Data Points | PLANADVISER January/February 2017

Plans’ ‘Advice’ Offerings

Is true advice as common as plan sponsors say?

By Lee Barney | January/February 2017

There has been an evolution across many retirement plan education programs—bucking the traditional focus on stocks and bonds, large cap vs. small cap—to generations that include a broader financial wellness context.

The 2016 PLANSPONSOR Defined Contribution (DC) Survey shows that just over half, 50.4%, of plan sponsors across all plan sizes offer education on at least one topic. The most common is investing basics and strategies (42.0%), followed by saving and budgeting (36.1%), credit and debt management (19.7%), Social Security withdrawal strategies (19.2%), retirement health care costs (19.1%), college savings (14.6%), tax and estate planning (13.4%), home buying (10.3%) and long-term care (10.2%). Sponsors are even offering plan participants bona fide advice.

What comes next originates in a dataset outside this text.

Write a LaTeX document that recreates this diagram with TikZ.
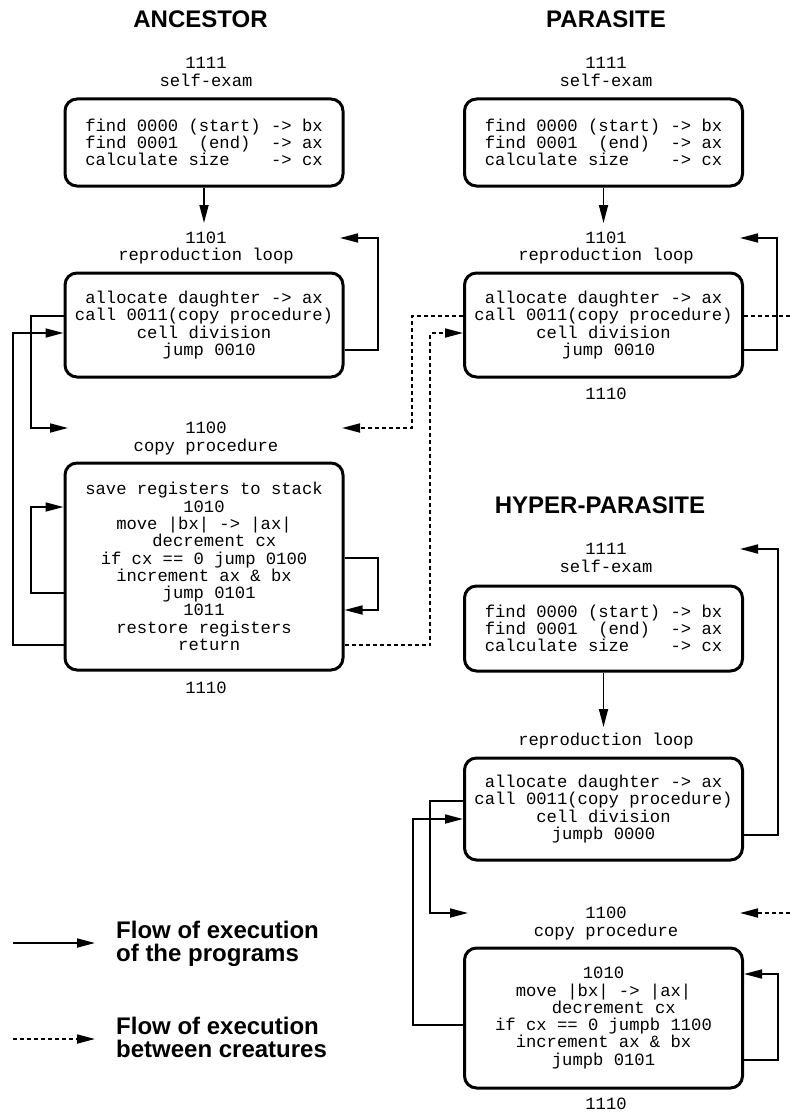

When asked about offering advice to participants, 76.3% of plan sponsors said they do offer advice, and that remains fairly consistent among plans of all sizes, with 70.9% of micro plans and 73.4% of mega plans doing so. It is difficult not to wonder whether these plan sponsors really mean “advice” under the same definition used by the Department of Labor (DOL), as on-site meetings with an adviser or financial planner outside the plan are more common among micro, small and midsize plans, whereas large and mega plans are more inclined to rely on a third party or their recordkeeper’s website or call center—many of which would not be considered advice providers.

An independent adviser or financial planner who offers on-site advice is made available at 41.9% of micro plans but only 25.4% of large and 19.4% of mega plans.